What is expected: Leave out the pictures, and write out exactly the lines from the beginning of the material to the line holding "-24.7, -25.0]", that line included, and nothing else.
☆ ☆ ☆ ☆ ☆ ☆ ☆
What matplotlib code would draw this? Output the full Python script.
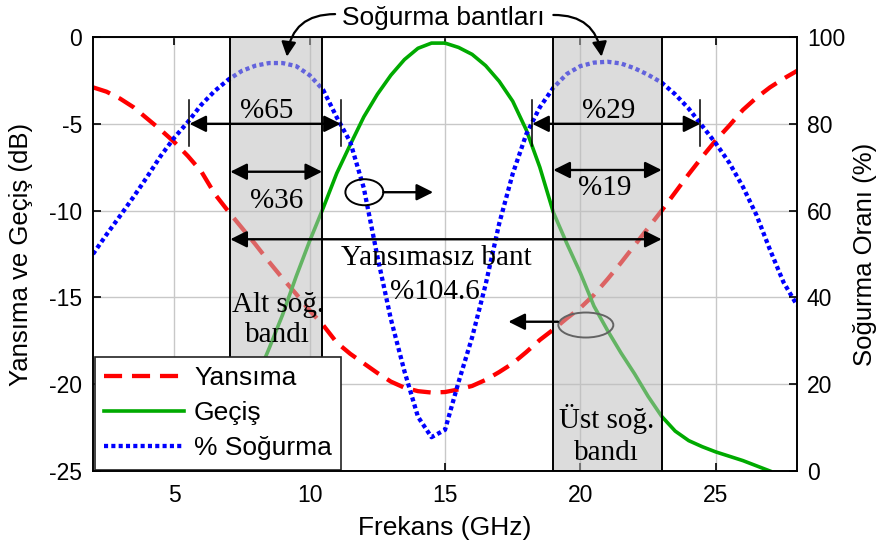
import numpy as np
import matplotlib
matplotlib.use('Agg')
import matplotlib.pyplot as plt
from matplotlib.patches import Rectangle, Ellipse

# frequency grid (GHz)
freq = np.arange(2.0, 28.01, 0.5)
# reflection (dB)
yansima = [-2.9, -3.15, -3.55, -4.05, -4.7, -5.35, -6.05, -6.85, -7.75, -9.05,
           -10.05, -11.0, -11.95, -12.95, -13.9, -14.8, -15.75, -16.6, -17.6, -18.25,
           -18.8, -19.35, -19.85, -20.2, -20.4, -20.48, -20.45, -20.3, -20.1, -19.75,
           -19.3, -18.8, -18.15, -17.45, -16.85, -16.2, -15.6, -14.85, -13.95, -13.0,
           -12.0, -11.0, -10.0, -8.95, -7.9, -6.9, -5.95, -5.1, -4.2, -3.5,
           -2.9, -2.4, -1.95]
# absorption ratio (%)
sogurma = [50.0, 54.5, 58.8, 63.2, 67.8, 72.6, 76.8, 80.4, 84.4, 87.6,
           90.2, 92.2, 93.4, 94.0, 94.0, 93.3, 91.2, 87.8, 81.5, 75.8,
           65.2, 49.5, 35.0, 23.0, 12.5, 7.8, 9.5, 20.5, 30.8, 43.0,
           57.0, 68.5, 77.6, 83.8, 88.3, 91.5, 93.3, 94.1, 94.3, 93.9,
           92.8, 91.3, 89.5, 86.8, 83.5, 79.5, 75.5, 71.0, 65.5, 59.0,
           51.0, 43.5, 38.2]
# transmission (dB)
freq_gecis = np.arange(6.5, 27.01, 0.5)
gecis = [-25.4, -23.5, -21.6, -19.8, -17.95, -16.0, -13.8, -11.75, -9.85, -7.85,
         -6.2, -4.6, -3.3, -2.2, -1.3, -0.65, -0.35, -0.35, -0.6, -1.0,
         -1.65, -2.55, -3.7, -5.35, -7.5, -10.1, -11.9, -13.6, -15.5, -16.9,
         -18.2, -19.4, -20.7, -21.85, -22.7, -23.25, -23.6, -23.9, -24.15, -24.4,
         -24.7, -25.0]

# absorption bands (GHz)
alt_band = (7.07, 10.46)
ust_band = (19.0, 23.0)
# 80 % absorption bandwidth limits (GHz)
alt_80 = (5.56, 11.15)
ust_80 = (18.22, 24.43)

plt.rcParams['font.family'] = ['Liberation Sans', 'DejaVu Sans']
serif = 'Liberation Serif'

fig = plt.figure(figsize=(8.81, 5.5), dpi=100)
ax = fig.add_axes([0.1056, 0.1436, 0.7991, 0.7891])
ax2 = ax.twinx()

ax.set_xlim(2, 28)
ax.set_ylim(-25, 0)
ax2.set_ylim(0, 100)
ax.set_xticks([5, 10, 15, 20, 25])
ax.set_yticks([-25, -20, -15, -10, -5, 0])
ax2.set_yticks([0, 20, 40, 60, 80, 100])
ax.set_yticklabels(['-25', '-20', '-15', '-10', '-5', '0'])

ax.grid(True, color='#c8c8c8', lw=1.0)
ax.set_axisbelow(True)

l1, = ax.plot(freq, yansima, color='#ff0000', lw=3.1, ls=(0, (4.2, 2.3)), zorder=2,
              label='Yansıma')
l2, = ax.plot(freq_gecis, gecis, color='#00aa00', lw=2.6, zorder=2, label='Geçiş')
l3, = ax.plot(freq, sogurma, color='#0000ff', lw=3.1, ls=(0, (0.95, 0.75)), zorder=2,
              transform=ax2.transData, label='% Soğurma')

# pointer ellipses
ax.add_patch(Ellipse((12.02, -8.94), 1.40, 1.50, fill=False, ec='k', lw=1.4, zorder=2.5))
ax.add_patch(Ellipse((20.2, -16.59), 2.03, 1.44, fill=False, ec='k', lw=1.4, zorder=2.5))

# shaded bands
for b in (alt_band, ust_band):
    ax.add_patch(Rectangle((b[0], -25), b[1] - b[0], 25, facecolor=(0.74, 0.74, 0.74, 0.53),
                           edgecolor='k', lw=1.4, zorder=3))

arr2 = dict(arrowstyle='<|-|>', color='k', lw=1.7, mutation_scale=25,
            shrinkA=0, shrinkB=0)
arr1 = dict(arrowstyle='-|>', color='k', lw=1.7, mutation_scale=25,
            shrinkA=0, shrinkB=0)

def span(x0, x1, y):
    ax.annotate('', xy=(x1, y), xytext=(x0, y), arrowprops=arr2, zorder=4)

span(alt_80[0], alt_80[1], -5)
span(ust_80[0], ust_80[1], -5)
span(alt_band[0], alt_band[1], -7.76)
span(ust_band[0], ust_band[1], -7.66)
span(alt_band[0], ust_band[1], -11.65)
for xv in (*alt_80, *ust_80):
    ax.plot([xv, xv], [-3.63, -6.28], color='k', lw=1.1, zorder=4)

ax.annotate('', xy=(14.56, -8.94), xytext=(12.72, -8.94), arrowprops=arr1, zorder=4)
ax.annotate('', xy=(17.34, -16.4), xytext=(19.17, -16.4), arrowprops=arr1, zorder=4)

tkw = dict(family=serif, fontsize=21, ha='center', va='baseline', zorder=5)
ax.text(8.42, -4.68, '%65', **tkw)
ax.text(8.79, -9.87, '%36', **tkw)
ax.text(21.03, -4.68, '%29', **tkw)
ax.text(20.9, -9.1, '%19', **tkw)
ax.text(14.66, -13.13, 'Yansımasız bant', **tkw)
ax.text(14.63, -15.11, '%104.6', **tkw)
ax.text(8.82, -15.82, 'Alt soğ.', **tkw)
ax.text(8.82, -17.55, 'bandı', **tkw)
ax.text(20.97, -22.54, 'Üst soğ.', **tkw)
ax.text(20.97, -24.37, 'bandı', **tkw)

# callout above the plot with curved arrows to both bands
ax.text(14.94, 0.69, 'Soğurma bantları', fontsize=19, ha='center', va='baseline',
        clip_on=False)
carr = dict(arrowstyle='-|>', color='k', lw=1.6, mutation_scale=22,
            shrinkA=0, shrinkB=0, clip_on=False)
ax.annotate('', xy=(9.16, -1.13), xytext=(10.94, 1.32), annotation_clip=False,
            arrowprops=dict(carr, connectionstyle='arc3,rad=0.44'))
ax.annotate('', xy=(20.78, -1.13), xytext=(19.0, 1.27), annotation_clip=False,
            arrowprops=dict(carr, connectionstyle='arc3,rad=-0.44'))

for a in (ax, ax2):
    for s in a.spines.values():
        s.set_linewidth(1.2)
ax.tick_params(axis='both', direction='in', length=6, width=1.2, labelsize=16.5,
               top=True, right=False, colors='k')
ax.tick_params(axis='x', pad=9)
ax.tick_params(axis='y', pad=8)
ax2.tick_params(axis='y', direction='in', length=6, width=1.2, labelsize=16.5, pad=7)

ax.set_xlabel('Frekans (GHz)', fontsize=19)
ax.set_ylabel('Yansıma ve Geçiş (dB)', fontsize=18.5)
ax2.set_ylabel('Soğurma Oranı (%)', fontsize=18.5)
ax.xaxis.set_label_coords(0.5, -0.104)
ax.yaxis.set_label_coords(-0.085, 0.5)
ax2.yaxis.set_label_coords(1.08, 0.5)

leg = ax.legend(handles=[l1, l2, l3], loc='lower left', bbox_to_anchor=(0.003, 0.003),
                borderaxespad=0, fontsize=19, handlelength=3.0, labelspacing=0.42,
                handletextpad=0.4, borderpad=0.35, fancybox=False, framealpha=1,
                edgecolor='#222222')
leg.get_frame().set_linewidth(1.2)
leg.set_zorder(6)

fig.savefig('out.png', dpi=100)
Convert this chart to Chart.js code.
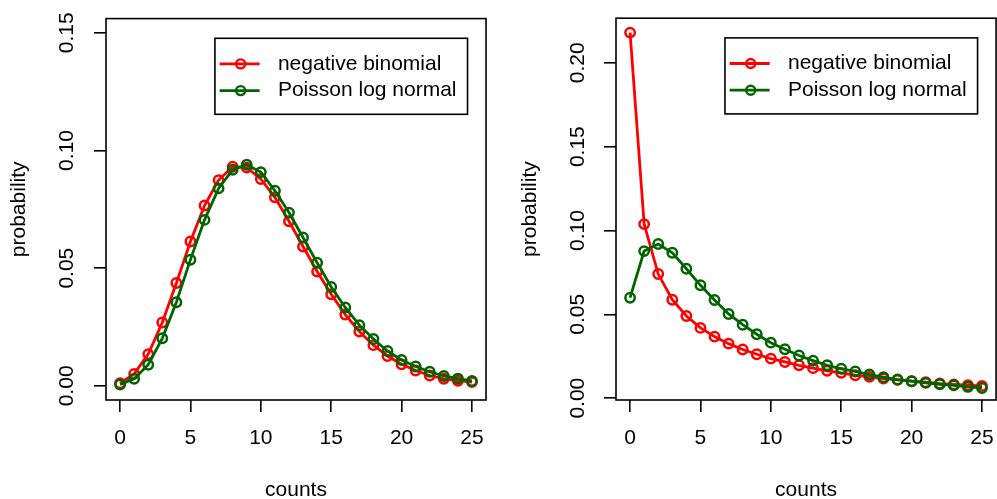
<!DOCTYPE html>
<html>
<head>
<meta charset="utf-8">
<script src="https://cdn.jsdelivr.net/npm/chart.js@4.4.1/dist/chart.umd.min.js"></script>
<style>
  html, body { margin: 0; padding: 0; background: #fff; overflow: hidden; }
  #wrap { position: relative; width: 997px; height: 499px; overflow: hidden; }
  canvas { position: absolute; top: 0; }
  #left { left: 0; }
  #right { left: 498px; }
</style>
</head>
<body>
<div id="wrap">
  <canvas id="left" width="498" height="499"></canvas>
  <canvas id="right" width="510" height="499"></canvas>
</div>
<script>
// data
const counts = [0, 1, 2, 3, 4, 5, 6, 7, 8, 9, 10, 11, 12, 13, 14, 15, 16, 17, 18, 19, 20, 21, 22, 23, 24, 25];
const seriesNames = ['negative binomial', 'Poisson log normal'];

const leftNegBin = [0.0011, 0.0051, 0.0135, 0.0269, 0.0437, 0.0613, 0.0766, 0.0874, 0.0931, 0.0927, 0.0879, 0.0801, 0.0699,
  0.0592, 0.0486, 0.0389, 0.0303, 0.0231, 0.0173, 0.0127, 0.0092, 0.0065, 0.0044, 0.0030, 0.0022, 0.0016];
const leftPoisLN = [0.0006, 0.0030, 0.0090, 0.0202, 0.0355, 0.0536, 0.0705, 0.0839, 0.0918, 0.0939, 0.0908, 0.0829, 0.0736,
  0.0630, 0.0523, 0.0420, 0.0333, 0.0258, 0.0199, 0.0148, 0.0110, 0.0082, 0.0060, 0.0042, 0.0031, 0.0021];

const rightNegBin = [0.2180, 0.1038, 0.0740, 0.0587, 0.0490, 0.0419, 0.0367, 0.0325, 0.0290, 0.0262, 0.0236, 0.0216, 0.0196,
  0.0179, 0.0163, 0.0151, 0.0137, 0.0127, 0.0117, 0.0109, 0.0101, 0.0095, 0.0087, 0.0082, 0.0077, 0.0073];
const rightPoisLN = [0.0599, 0.0877, 0.0919, 0.0867, 0.0772, 0.0673, 0.0585, 0.0502, 0.0438, 0.0381, 0.0331, 0.0292, 0.0254,
  0.0224, 0.0196, 0.0175, 0.0159, 0.0141, 0.0125, 0.0111, 0.0101, 0.0091, 0.0083, 0.0076, 0.0067, 0.0061];

const xTicks = [0, 5, 10, 15, 20, 25];
const leftYTicks = [0, 0.05, 0.10, 0.15];
const rightYTicks = [0, 0.05, 0.10, 0.15, 0.20];

const FONT = "'Liberation Sans', Arial, Helvetica, sans-serif";
Chart.defaults.font.family = FONT;
Chart.defaults.font.size = 21;
Chart.defaults.color = '#000';

// R style frame around the plot region plus the legend box in the top right
const rFrame = {
  id: 'rFrame',
  afterDraw(chart) {
    const ctx = chart.ctx;
    const a = chart.chartArea;
    ctx.save();
    ctx.strokeStyle = '#000';
    ctx.lineWidth = 1.6;
    ctx.strokeRect(a.left, a.top, a.right - a.left, a.bottom - a.top);

    // legend
    ctx.font = '21px ' + FONT;
    const widths = chart.data.datasets.map(d => ctx.measureText(d.label).width);
    const boxW = 63 + Math.max(...widths) + 11;
    const boxH = 76;
    const bx = a.right - 18.5 - boxW;
    const by = a.top + 19.7;
    ctx.fillStyle = '#fff';
    ctx.fillRect(bx, by, boxW, boxH);
    ctx.strokeRect(bx, by, boxW, boxH);
    chart.data.datasets.forEach((d, i) => {
      const y = by + 25.6 + i * 26.7;
      ctx.strokeStyle = d.borderColor;
      ctx.lineWidth = 2.8;
      ctx.beginPath();
      ctx.moveTo(bx + 4.7, y);
      ctx.lineTo(bx + 44.7, y);
      ctx.stroke();
      ctx.lineWidth = 2.4;
      ctx.beginPath();
      ctx.arc(bx + 25.7, y, 4.5, 0, Math.PI * 2);
      ctx.stroke();
      ctx.fillStyle = '#000';
      ctx.textBaseline = 'middle';
      ctx.textAlign = 'left';
      ctx.fillText(d.label, bx + 63, y);
    });
    ctx.restore();
  }
};

function makePanel(id, negBin, poisLN, yMin, yMax, yTicks, opts) {
  const ctx = document.getElementById(id).getContext('2d');
  return new Chart(ctx, {
    type: 'line',
    data: {
      datasets: [
        {
          label: seriesNames[0],
          data: counts.map((c, i) => ({x: c, y: negBin[i]})),
          borderColor: '#ff0000',
          borderWidth: 2.8,
          pointRadius: 4.7,
          pointBorderWidth: 2.5,
          pointBackgroundColor: 'rgba(0,0,0,0)',
          pointBorderColor: '#ff0000',
          tension: 0,
          order: 1
        },
        {
          label: seriesNames[1],
          data: counts.map((c, i) => ({x: c, y: poisLN[i]})),
          borderColor: '#006400',
          borderWidth: 2.8,
          pointRadius: 4.7,
          pointBorderWidth: 2.5,
          pointBackgroundColor: 'rgba(0,0,0,0)',
          pointBorderColor: '#006400',
          tension: 0,
          order: 0
        }
      ]
    },
    options: {
      responsive: false,
      animation: false,
      layout: { padding: { top: 17, right: opts.padRight, bottom: 0, left: 0 } },
      plugins: { legend: { display: false }, tooltip: { enabled: false } },
      scales: {
        x: {
          type: 'linear',
          min: -1,
          max: 26,
          afterBuildTicks: s => { s.ticks = xTicks.map(v => ({value: v})); },
          afterFit: s => { s.height = 99; },
          grid: { drawOnChartArea: false, drawTicks: true, tickLength: 12, color: '#000', lineWidth: 1.6 },
          border: { display: false },
          ticks: { padding: 14, autoSkip: false, maxRotation: 0, color: '#000',
            callback: v => String(v) },
          title: { display: true, text: 'counts', color: '#000',
            font: { size: 21, lineHeight: 1 }, padding: { top: 0, bottom: -1.5 } }
        },
        y: {
          type: 'linear',
          min: yMin,
          max: yMax,
          afterBuildTicks: s => { s.ticks = yTicks.map(v => ({value: v})); },
          afterFit: s => { s.width = opts.yWidth; },
          grid: { drawOnChartArea: false, drawTicks: true, tickLength: 12, color: '#000', lineWidth: 1.6 },
          border: { display: false },
          ticks: { padding: opts.yLabelPad, autoSkip: false, minRotation: 90, maxRotation: 90,
            crossAlign: 'center', color: '#000', callback: v => v.toFixed(2) },
          title: { display: true, text: 'probability', color: '#000',
            font: { size: 21, lineHeight: 1 }, padding: { top: opts.yTitlePad, bottom: 0 } }
        }
      }
    },
    plugins: [rFrame]
  });
}

makePanel('left', leftNegBin, leftPoisLN, -0.006, 0.156, leftYTicks,
  { padRight: 10, yWidth: 106, yLabelPad: 6, yTitlePad: 8.5 });
makePanel('right', rightNegBin, rightPoisLN, -0.0011, 0.2266, rightYTicks,
  { padRight: 9, yWidth: 118, yLabelPad: 5.6, yTitlePad: 21.3 });
</script>
</body>
</html>
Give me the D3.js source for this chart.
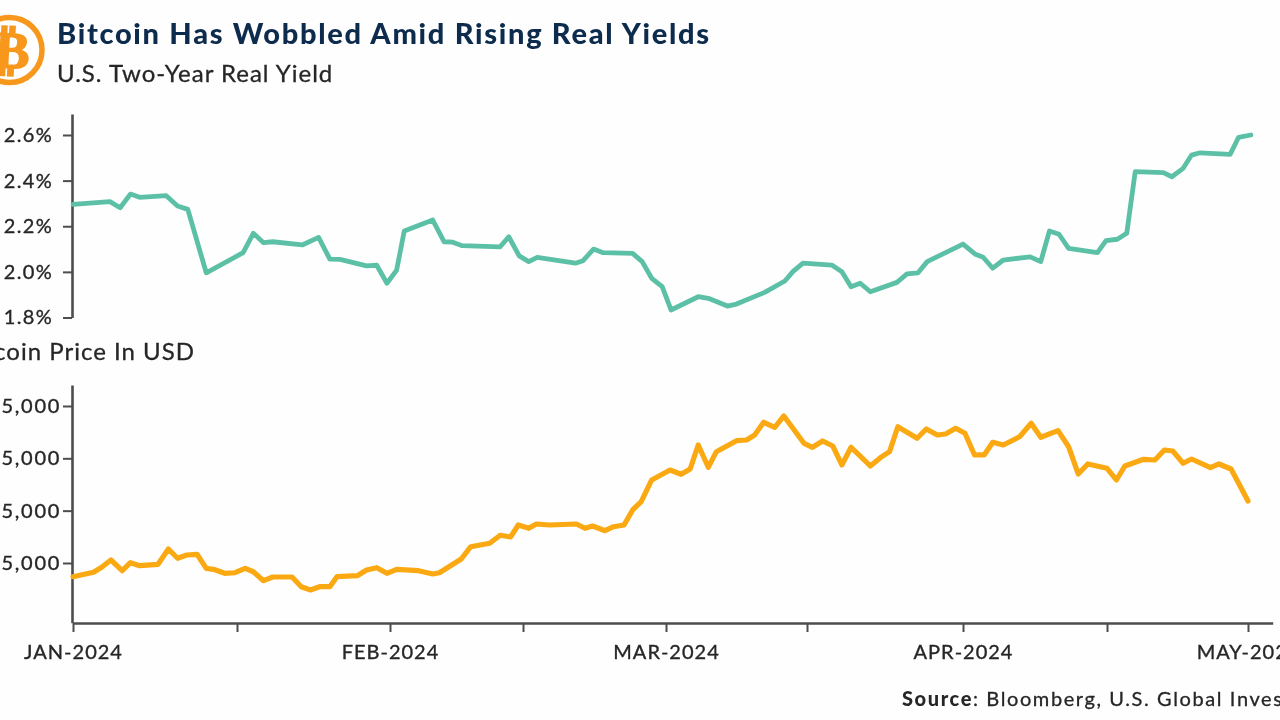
<!DOCTYPE html>
<html><head><meta charset="utf-8">
<style>
html,body{margin:0;padding:0;background:#fefefe;overflow:hidden}
svg{display:block;filter:blur(0.5px)}
text{font-family:Lato,"Open Sans",sans-serif}
</style>
<script src="https://cdn.jsdelivr.net/npm/d3@7"></script>
</head><body>
<svg id="c" width="1280" height="720"></svg>
<script>
// Days since 1 Jan 2024
const axisDays = [0,16,31,45,60,74,91,106,121];
const axisLabels = {0:"JAN-2024",31:"FEB-2024",60:"MAR-2024",91:"APR-2024",121:"MAY-2024"};
const yieldTicks = [1.8,2.0,2.2,2.4,2.6];
const btcTicks = [45000,55000,65000,75000];

const yieldDays = [0,3.6,4.6,5.6,6.5,9.1,10.2,11.2,13,16.6,17.6,18.6,19.5,22.4,24,25.1,26.1,28.7,29.7,30.7,31.7,32.5,35.5,36.7,37.6,38.6,42.6,43.5,44.6,45.6,46.5,50.5,51.3,52.4,53.4,56.5,57.5,58.5,59.6,60.5,63.2,64.2,66.1,67,69.8,71.8,72.6,73.6,76.7,77.8,78.8,79.8,80.9,83.8,84.9,86.1,87.1,91,92.3,93.1,94.1,95.2,98,99.1,100,101,102,105,105.9,107.1,108.1,109,112,112.9,114.1,115,115.9,119.1,120,121.3];
const yieldValues = [2.296,2.308,2.281,2.341,2.327,2.334,2.289,2.274,1.996,2.084,2.169,2.128,2.132,2.118,2.151,2.056,2.055,2.026,2.029,1.950,2.008,2.179,2.227,2.132,2.130,2.115,2.110,2.154,2.070,2.045,2.064,2.038,2.049,2.100,2.084,2.081,2.045,1.972,1.935,1.833,1.891,1.884,1.850,1.859,1.910,1.960,2.001,2.038,2.030,2.001,1.935,1.950,1.913,1.954,1.991,1.996,2.045,2.122,2.077,2.064,2.016,2.052,2.066,2.045,2.179,2.165,2.103,2.084,2.137,2.143,2.169,2.439,2.435,2.417,2.454,2.512,2.522,2.515,2.590,2.600];

const btcDays = [0,2,2.8,3.7,4.8,5.6,6.5,8.3,9.3,10.2,11.1,12.1,13,13.7,14.8,15.8,16.8,17.6,18.6,19.5,21.4,22.3,23.2,24.1,25.1,25.8,27.8,28.7,29.7,30.7,31.7,34,35.5,36.2,38.5,39.5,41.5,42.6,43.7,44.5,45.6,46.4,47.8,50.6,51.5,52.3,53.6,54.5,55.6,56.5,57.4,58.5,60.4,61.5,62.4,63.2,64.2,65,67,68,68.8,69.7,70.8,71.7,73.7,74.6,75.7,76.8,77.8,78.8,79.8,80.9,82,83,83.9,86,87,88.2,89.1,90.2,91.2,92.2,93.2,94.1,95.2,96.9,98.1,99.1,100.9,102,103,104,106,107,107.9,109.9,111.1,112.1,113,114.1,115,117,117.9,119.2,121];
const btcValues = [42380,43220,44180,45570,43530,45050,44480,44750,47670,45900,46530,46660,43980,43790,43030,43140,43980,43330,41620,42320,42320,40470,39840,40470,40470,42380,42570,43660,44100,43030,43790,43530,42900,43140,45760,48110,48760,50290,49970,52260,51630,52450,52260,52450,51630,52070,51170,51930,52260,55130,56710,60860,62770,61950,62960,67550,63290,66270,68370,68500,69460,71890,70930,73090,67870,67110,68310,67360,63730,67110,65440,63530,65120,66270,71040,68830,70600,69460,69650,70740,69780,65640,65640,68060,67550,69130,71690,69020,70280,67220,62010,63920,63090,60860,63530,64810,64680,66590,66400,64050,64870,63210,63920,62960,56850];

const TEAL="#5cc0a6", ORANGE="#fba912", AXIS="#4d4d4d", INK="#262626";
const svg=d3.select("#c");

const x=d3.scaleLinear().domain([...axisDays,123.6]).range([73,237,390,523,666,807,963,1107,1248,1272.7]);
const yY=d3.scaleLinear().domain([1.8,2.692]).range([317.5,114]);
const yB=d3.scaleLinear().domain([33590,79010]).range([622.7,385]);

function styleAxis(g,ls){
  g.selectAll("path.domain").attr("stroke",AXIS).attr("stroke-width",2.6);
  g.selectAll(".tick line").attr("stroke",AXIS).attr("stroke-width",2);
  g.selectAll("text").attr("fill",INK).attr("font-size",20).attr("letter-spacing",ls).attr("stroke",INK).attr("stroke-width",0.35);
}
svg.append("g").attr("transform","translate(72,0)")
  .call(d3.axisLeft(yY).tickValues(yieldTicks).tickSize(9).tickSizeOuter(0).tickPadding(10).tickFormat(d=>d.toFixed(1)+"%")).call(styleAxis,1.3);
svg.append("g").attr("transform","translate(72,0)")
  .call(d3.axisLeft(yB).tickValues(btcTicks).tickSize(9).tickSizeOuter(0).tickPadding(2).tickFormat(d=>"$"+d3.format(",")(d))).call(styleAxis,1.7);
svg.append("g").attr("transform","translate(0,623)")
  .call(d3.axisBottom(x).tickValues(axisDays).tickSize(9).tickSizeOuter(0).tickPadding(13).tickFormat(d=>axisLabels[d]||"")).call(styleAxis,1);

const line=(xs,ys,yScale)=>d3.line().x((d,i)=>x(xs[i])).y(d=>yScale(d))(ys);
svg.append("path").attr("d",line(yieldDays,yieldValues,yY)).attr("fill","none").attr("stroke",TEAL).attr("stroke-width",4.8).attr("stroke-linejoin","round").attr("stroke-linecap","round");
svg.append("path").attr("d",line(btcDays,btcValues,yB)).attr("fill","none").attr("stroke",ORANGE).attr("stroke-width",5.2).attr("stroke-linejoin","round").attr("stroke-linecap","round");

// Logo
const logo=svg.append("g").attr("transform","translate(9.5,50)");
logo.append("circle").attr("r",32.5).attr("fill","none").attr("stroke","#f7981d").attr("stroke-width",5.5);
logo.append("text").attr("transform","translate(3,0) rotate(3)").attr("text-anchor","middle").attr("y",18).attr("font-size",52).attr("font-weight",700).attr("fill","#f7981d").attr("stroke","#f7981d").attr("stroke-width",1.5).style("font-family","'DejaVu Sans'").text("\u20BF");

// Titles
svg.append("text").attr("x",57).attr("y",44).attr("font-size",29).attr("font-weight",900).attr("fill","#0c2b4d").attr("letter-spacing",1.7).text("Bitcoin Has Wobbled Amid Rising Real Yields");
svg.append("text").attr("x",57).attr("y",82).attr("font-size",24).attr("letter-spacing",1).attr("fill",INK).attr("stroke",INK).attr("stroke-width",0.3).text("U.S. Two-Year Real Yield");
svg.append("text").attr("x",195).attr("y",360).attr("text-anchor","end").attr("font-size",24).attr("letter-spacing",1).attr("fill",INK).attr("stroke",INK).attr("stroke-width",0.3).text("Bitcoin Price In USD");
const src=svg.append("text").attr("x",902).attr("y",706).attr("font-size",20).attr("letter-spacing",1.6).attr("fill",INK);
src.append("tspan").attr("font-weight",900).text("Source");
src.append("tspan").attr("stroke",INK).attr("stroke-width",0.3).text(": Bloomberg, U.S. Global Investors");
</script>
</body></html>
☆ ☆ ☆ ☆ ☆ ☆ ☆
Worked answer:
What matplotlib code would draw this? Output the full Python script.
import numpy as np
import matplotlib
matplotlib.use('Agg')
import matplotlib.pyplot as plt
from matplotlib.patches import Rectangle, Ellipse

# frequency grid (GHz)
freq = np.arange(2.0, 28.01, 0.5)
# reflection (dB)
yansima = [-2.9, -3.15, -3.55, -4.05, -4.7, -5.35, -6.05, -6.85, -7.75, -9.05,
           -10.05, -11.0, -11.95, -12.95, -13.9, -14.8, -15.75, -16.6, -17.6, -18.25,
           -18.8, -19.35, -19.85, -20.2, -20.4, -20.48, -20.45, -20.3, -20.1, -19.75,
           -19.3, -18.8, -18.15, -17.45, -16.85, -16.2, -15.6, -14.85, -13.95, -13.0,
           -12.0, -11.0, -10.0, -8.95, -7.9, -6.9, -5.95, -5.1, -4.2, -3.5,
           -2.9, -2.4, -1.95]
# absorption ratio (%)
sogurma = [50.0, 54.5, 58.8, 63.2, 67.8, 72.6, 76.8, 80.4, 84.4, 87.6,
           90.2, 92.2, 93.4, 94.0, 94.0, 93.3, 91.2, 87.8, 81.5, 75.8,
           65.2, 49.5, 35.0, 23.0, 12.5, 7.8, 9.5, 20.5, 30.8, 43.0,
           57.0, 68.5, 77.6, 83.8, 88.3, 91.5, 93.3, 94.1, 94.3, 93.9,
           92.8, 91.3, 89.5, 86.8, 83.5, 79.5, 75.5, 71.0, 65.5, 59.0,
           51.0, 43.5, 38.2]
# transmission (dB)
freq_gecis = np.arange(6.5, 27.01, 0.5)
gecis = [-25.4, -23.5, -21.6, -19.8, -17.95, -16.0, -13.8, -11.75, -9.85, -7.85,
         -6.2, -4.6, -3.3, -2.2, -1.3, -0.65, -0.35, -0.35, -0.6, -1.0,
         -1.65, -2.55, -3.7, -5.35, -7.5, -10.1, -11.9, -13.6, -15.5, -16.9,
         -18.2, -19.4, -20.7, -21.85, -22.7, -23.25, -23.6, -23.9, -24.15, -24.4,
         -24.7, -25.0]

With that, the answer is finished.